Photo by Ethan Hickerson
Much like the foodstuffs and products it carries, Ellwood Thompson’s Local Market has grown organically since it opened in 1989.
“I am a careful, cautious businessman,” says owner Rick Hood. “I look at a lot of things, but I only do a few, because I’m afraid they won’t work. There is a lot of pressure to expand, because that’s what you do in America, but that’s not always best.”
From its earliest iteration as City Market on Patterson Avenue, the store’s mission has been to offer safe and healthy options for customers, Hood says.
“When you become conscious about food — what you are eating, where it comes from — it makes you so much more conscious of your life,” he says. “We are always thinking, ‘How do we protect our customers with what we sell?’ ”
The store’s website has an extensive list of banned ingredients — including artificial flavors, aspartame, bleached flour and cottonseed oil, among others — and an invitation for customers to alert the store if a product runs afoul of the list.
“We read everything,” says Colin Beirne, the store’s marketing director. “But some of our vendors will change ingredients on us and don’t tell us. We put this food into our bodies, too, and we want to pass that along.”
Beirne started working for the store seven years ago. He was a customer before he was an employee, because he wanted to change how he ate.
“I didn’t know where to begin, so I started at the hot bar and the salad bar, because I knew what I was putting in my body,” he says. “Then I realized I could make all this on my own.”
Beirne says Ellwood Thompson’s helps everyone with their dietary goals — whether they are driven by health issues or food trends — while connecting people within the community.
“We are a unique outlet for the community to be part of the local food movement and bond with each other,” he says. “We put a face behind who grew that kale, who grew that carrot.”
And the company approach is good for its employees, too, says Assistant Store Manager Marquies Jones, noting that his work for other area grocery stores led him to Ellwood Thompson’s.

Rick Hood co-founded Ellwood Thompson’s Local Market in 1989. Then known as City Market at Patterson and Libbie Avenues, it was renamed and relocated to its current location in 1993. (Photo by Ethan Hickerson)
“I wanted to get away from the corporate feel,” he says. “Ellwood Thompson’s had a good reputation and had been around for a while.
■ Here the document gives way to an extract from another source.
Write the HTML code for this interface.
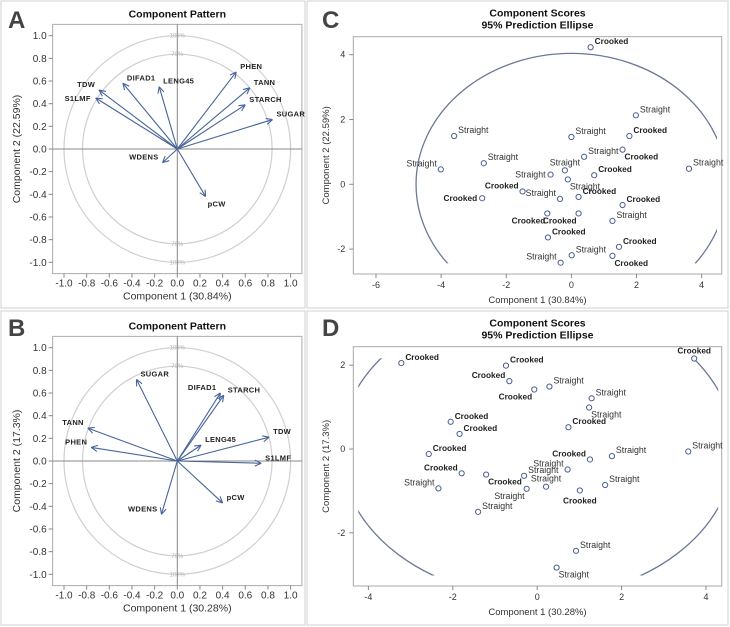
<!DOCTYPE html>
<html><head><meta charset="utf-8"><style>
html,body{margin:0;padding:0;background:#fff;}
svg{display:block;font-family:"Liberation Sans",Arial,sans-serif;}
</style></head><body>
<svg id="fig" width="730" height="627" viewBox="0 0 730 627" xmlns="http://www.w3.org/2000/svg">
<rect x="1" y="1" width="304" height="307" fill="none" stroke="#d0d0d0"/>
<rect x="307" y="1" width="421" height="307" fill="none" stroke="#d0d0d0"/>
<rect x="1" y="311" width="304" height="314" fill="none" stroke="#d0d0d0"/>
<rect x="307" y="311" width="421" height="314" fill="none" stroke="#d0d0d0"/>
<text x="8" y="28" font-size="24" font-weight="bold" fill="#444">A</text>
<text x="8" y="336" font-size="24" font-weight="bold" fill="#444">B</text>
<text x="322" y="28" font-size="24" font-weight="bold" fill="#444">C</text>
<text x="322" y="336" font-size="24" font-weight="bold" fill="#444">D</text>
</svg>
<script>
// Panel A loadings
const aVars=['TDW','S1LMF','DIFAD1','LENG45','PHEN','TANN','STARCH','SUGAR','WDENS','pCW'];
const aX=[-0.69,-0.72,-0.48,-0.16,0.52,0.64,0.60,0.84,-0.13,0.25];
const aY=[0.52,0.45,0.58,0.55,0.68,0.54,0.39,0.26,-0.12,-0.42];
const aPos=['ul','l','ur','ur','ur','ur','ur','ur','ul','lr'];
// Panel B loadings
const bVars=['SUGAR','DIFAD1','STARCH','TANN','PHEN','LENG45','TDW','S1LMF','pCW','WDENS'];
const bX=[-0.36,0.38,0.41,-0.79,-0.76,0.21,0.81,0.74,0.40,-0.14];
const bY=[0.72,0.60,0.58,0.29,0.12,0.14,0.21,-0.02,-0.37,-0.47];
const bPos=['ur','ul','ur','ul','ul','ur','ur','ur','ur','ul'];
const patternTicks=[-1.0,-0.8,-0.6,-0.4,-0.2,0.0,0.2,0.4,0.6,0.8,1.0];
// Panel C scores
const cLab=['Crooked','Straight','Straight','Straight','Crooked','Crooked','Straight','Straight','Straight','Straight','Straight','Straight','Crooked','Straight','Crooked','Crooked','Straight','Crooked','Crooked','Crooked','Crooked','Straight','Crooked','Crooked','Straight','Crooked','Straight'];
const cX=[0.59,1.98,-3.6,0.0,1.78,1.57,0.39,-2.69,-4.01,3.61,-0.2,-0.64,0.7,-0.11,-1.5,-2.74,-0.35,0.22,1.57,-0.74,0.22,1.26,-0.72,1.46,0.01,1.26,-0.33];
const cY=[4.23,2.13,1.49,1.46,1.49,1.07,0.85,0.65,0.46,0.48,0.43,0.3,0.28,0.15,-0.22,-0.43,-0.45,-0.39,-0.64,-0.9,-0.9,-1.13,-1.64,-1.93,-2.19,-2.21,-2.42];
const cPos=['ur','ur','ur','ur','ur','lr','ur','ur','ul','ur','u','l','ur','lr','ul','l','ul','ur','ur','ll','ll','ur','ur','ur','ur','lr','ul'];
const cXTicks=[-6,-4,-2,0,2,4];
const cYTicks=[-2,0,2,4];
// Panel D scores
const dLab=['Crooked','Crooked','Crooked','Crooked','Straight','Crooked','Straight','Straight','Crooked','Crooked','Crooked','Crooked','Straight','Crooked','Straight','Straight','Crooked','Crooked','Straight','Straight','Straight','Straight','Crooked','Straight','Straight','Straight','Straight'];
const dX=[-3.22,-0.74,3.72,-0.66,0.29,-0.07,1.29,1.23,-2.05,0.74,-1.84,-2.57,3.58,1.25,1.77,0.72,-1.79,-1.21,-0.31,1.61,0.21,-0.25,1.01,-2.34,-1.4,0.92,0.46];
const dY=[2.05,1.99,2.16,1.62,1.49,1.42,1.21,0.99,0.65,0.52,0.36,-0.12,-0.06,-0.25,-0.17,-0.49,-0.58,-0.61,-0.64,-0.86,-0.9,-0.95,-0.99,-0.94,-1.5,-2.43,-2.83];
const dPos=['ur','ur','u','ul','ur','ll','ur','lr','ur','ur','ur','ur','ur','ul','ur','ul','ul','lr','ur','ur','u','ll','d','ul','ur','ur','lr'];
const dXTicks=[-4,-2,0,2,4];
const dYTicks=[-2,0,2];

const NS='http://www.w3.org/2000/svg';
const svg=document.getElementById('fig');
function mk(tag,attrs,parent,text){
  const e=document.createElementNS(NS,tag);
  for(const k in attrs)e.setAttribute(k,attrs[k]);
  if(text!==undefined)e.textContent=text;
  (parent||svg).appendChild(e);
  return e;
}
const OFF={ur:['start',4,-3],ul:['end',-4,-3],lr:['start',2,10],ll:['end',-2,10],u:['middle',0,-5],d:['middle',0,13],l:['end',-5,3],r:['start',5,3]};

function pattern(id,oy,vars,xs,ys,pos,xt,yt){
  const ox=177.3,s=113.3;
  const L=ox-1.1*s,R=ox+1.1*s,T=oy-1.1*s,B=oy+1.1*s;
  const X=v=>ox+v*s, Y=v=>oy-v*s;
  const g=mk('g',{});
  
  
  const ti=mk('text',{x:ox,y:T-7,'text-anchor':'middle','font-size':10.5,'font-weight':'bold',fill:'#111'},g,'Component Pattern');
  
  
  const fr=mk('rect',{x:L,y:T,width:R-L,height:B-T,fill:'none',stroke:'#aaa'},g);
  
  
  [1,Math.sqrt(0.7)].forEach((r,i)=>{
    const c=mk('circle',{cx:ox,cy:oy,r:r*s,fill:'none',stroke:'#cfcfcf','stroke-width':1.2},g);
    
    
    [-1,1].forEach(sg=>{
      const t=mk('text',{x:ox,y:oy+sg*r*s+2,'text-anchor':'middle','font-size':6,fill:'#b0b0c0'},g,i?'70%':'100%');
      
      
    });
  });
  const ax1=mk('line',{x1:L,x2:R,y1:oy,y2:oy,stroke:'#888'},g);
  
  
  const ax2=mk('line',{x1:ox,x2:ox,y1:T,y2:B,stroke:'#888'},g);
  
  
  patternTicks.forEach(v=>{
    const lbl=v.toFixed(1);
    mk('line',{x1:L-4,x2:L,y1:Y(v),y2:Y(v),stroke:'#888'},g);
    const ty=mk('text',{x:L-6,y:Y(v)+3.5,'text-anchor':'end','font-size':10,fill:'#333'},g,lbl);
    
    
    mk('line',{x1:X(v),x2:X(v),y1:B,y2:B+4,stroke:'#888'},g);
    const tx=mk('text',{x:X(v),y:B+13,'text-anchor':'middle','font-size':10,fill:'#333'},g,lbl);
    
    
  });
  const xa=mk('text',{x:ox,y:B+26,'text-anchor':'middle','font-size':10.5,fill:'#333'},g,xt);
  
  
  const ya=mk('text',{x:0,y:0,'text-anchor':'middle','font-size':10.5,fill:'#333',transform:'translate(20,'+oy+') rotate(-90)'},g,yt);
  
  
  vars.forEach((nm,i)=>{
    const hx=X(xs[i]),hy=Y(ys[i]);
    const ag=mk('g',{stroke:'#47649a','stroke-width':1.1,fill:'none'},g);
    
    
    mk('line',{x1:ox,y1:oy,x2:hx,y2:hy},ag);
    const a=Math.atan2(hy-oy,hx-ox);
    [0.45,-0.45].forEach(d=>{
      mk('line',{x1:hx,y1:hy,x2:hx-7*Math.cos(a+d),y2:hy-7*Math.sin(a+d)},ag);
    });
    const o=OFF[pos[i]];
    const t=mk('text',{x:hx+o[1],y:hy+o[2],'text-anchor':o[0],'font-size':7.5,'font-weight':'bold',fill:'#222','letter-spacing':0.3},g,nm);
    
    
  });
}

function scores(id,F,x0,y0,sx,sy,xticks,yticks,labs,xs,ys,pos,ea,eb,clip,xt,yt){
  const X=v=>x0+v*sx, Y=v=>y0-v*sy;
  const g=mk('g',{});
  
  
  const cx=(F.l+F.r)/2;
  const t1=mk('text',{x:cx,y:F.t-20,'text-anchor':'middle','font-size':10.5,'font-weight':'bold',fill:'#111'},g,'Component Scores');
  
  
  const t2=mk('text',{x:cx,y:F.t-8,'text-anchor':'middle','font-size':10.5,'font-weight':'bold',fill:'#111'},g,'95% Prediction Ellipse');
  
  
  const fr=mk('rect',{x:F.l,y:F.t,width:F.r-F.l,height:F.b-F.t,fill:'none',stroke:'#aaa'},g);
  
  
  const cp=mk('clipPath',{id:'clip'+id},g);
  mk('rect',{x:X(clip[0]),y:Y(clip[3]),width:X(clip[1])-X(clip[0]),height:Y(clip[2])-Y(clip[3])},cp);
  const el=mk('ellipse',{cx:X(0),cy:Y(0),rx:ea*sx,ry:eb*sy,fill:'none',stroke:'#6c7896','stroke-width':1.3,'clip-path':'url(#clip'+id+')'},g);
  
  
  xticks.forEach(v=>{
    mk('line',{x1:X(v),x2:X(v),y1:F.b,y2:F.b+4,stroke:'#888'},g);
    const t=mk('text',{x:X(v),y:F.b+14,'text-anchor':'middle','font-size':9,fill:'#333'},g,String(v));
    
    
  });
  yticks.forEach(v=>{
    mk('line',{x1:F.l-4,x2:F.l,y1:Y(v),y2:Y(v),stroke:'#888'},g);
    const t=mk('text',{x:F.l-8,y:Y(v)+3,'text-anchor':'end','font-size':9,fill:'#333'},g,String(v));
    
    
  });
  const xa=mk('text',{x:cx,y:F.b+29,'text-anchor':'middle','font-size':9.5,fill:'#333'},g,xt);
  
  
  const ya=mk('text',{x:0,y:0,'text-anchor':'middle','font-size':9.5,fill:'#333',transform:'translate(329,'+((F.t+F.b)/2)+') rotate(-90)'},g,yt);
  
  
  labs.forEach((lb,i)=>{
    const px=X(xs[i]),py=Y(ys[i]);
    const c=mk('circle',{cx:px,cy:py,r:2.6,fill:'#fff',stroke:'#4a5e92','stroke-width':1},g);
    
    
    const o=OFF[pos[i]];
    const crook=lb==='Crooked';
    const t=mk('text',{x:px+o[1],y:py+o[2],'text-anchor':o[0],'font-size':crook?8.3:8.8,'font-weight':crook?'bold':'normal',fill:crook?'#222':'#333'},g,lb);
    
    
  });
}

pattern('a',149,aVars,aX,aY,aPos,'Component 1 (30.84%)','Component 2 (22.59%)');
pattern('b',461,bVars,bX,bY,bPos,'Component 1 (30.28%)','Component 2 (17.3%)');
scores('c',{l:353.3,r:721.7,t:36.7,b:274},571.4,184.3,32.57,32.4,cXTicks,cYTicks,cLab,cX,cY,cPos,4.77,4.04,[-6.5,4.47,-2.44,4.5],'Component 1 (30.84%)','Component 2 (22.59%)');
scores('d',{l:353.3,r:721.7,t:346.7,b:586},537.2,449,42.2,41.9,dXTicks,dYTicks,dLab,dX,dY,dPos,4.67,3.55,[-4.24,4.29,-3.02,2.17],'Component 1 (30.28%)','Component 2 (17.3%)');
</script>
</body></html>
I wanted to be a part of that.”
The store’s “stewards” — the company term for employees — know it’s their job to connect with customers, Jones says, adding that he’ll often see and be greeted by store regulars when he’s not at work.
“The whole vibe of the store is appealing; I see the same people every day,” he says. “People can come be themselves, and the bonus is they’re getting good food.”
Jutta Bracy, the essentials manager — think everything from cereal to milk to cleaning supplies — will celebrate her 10th anniversary with the company later this year. She agrees the stewards set the store apart.
“I think we have the best team out there; the people on the floor make a huge difference because they have an interest in the products and in what we present,” she says. “Customers can come with any kind of questions, and we’ll do our best to help them.”
Bracy says she enjoys Ellwood Thompson’s commitment to constantly improving both what is offered and how it’s offered.
“I’ve seen stores where you walk in, and it’s like you’re still in the 1980s,” she says. “This is the total opposite. This is invigorating; I’ve never been bored.”
Bracy and Jones agree that Ellwood Thompson’s was a front-runner in the natural foods and wellness movements. “We are catering to a community that’s become stronger and stronger,” Bracy says, while Jones adds, “Richmond is catching up with the store.”
Over the years, Hood says, it’s been important to pay close attention to market trends and competition as well as to carefully manage growth. The store’s position on the edge of Carytown is “the best location in Richmond for what we do,” he says, noting the market has been able to expand eight times in its current spot. Those additions make for a “quirky” floorplan, he notes, but create the opportunity to revamp departments and adapt to change.
Seeking more good change, in late 2013 Hood convened a gathering of participants in the local food movement to connect those with similar interests and goals. That group, now called Real Local RVA, brings together independent grocery stores, restaurants, food growers and supporters to advance a shared belief and joy in local food.
“More and more of our population wants local food; let’s work on that together,” he says. “You’re better off collaborating than you are competing. Together, we’re bringing in new vendors, working more deeply with small distributors.”
The local food movement isn’t just good for people’s health, it’s good for business, Hood says.
“We want to support entrepreneurship in our community,” he says. “The American dream is not to fit in a corporate mold, but to create something yourself. We love small. Small is beautiful.”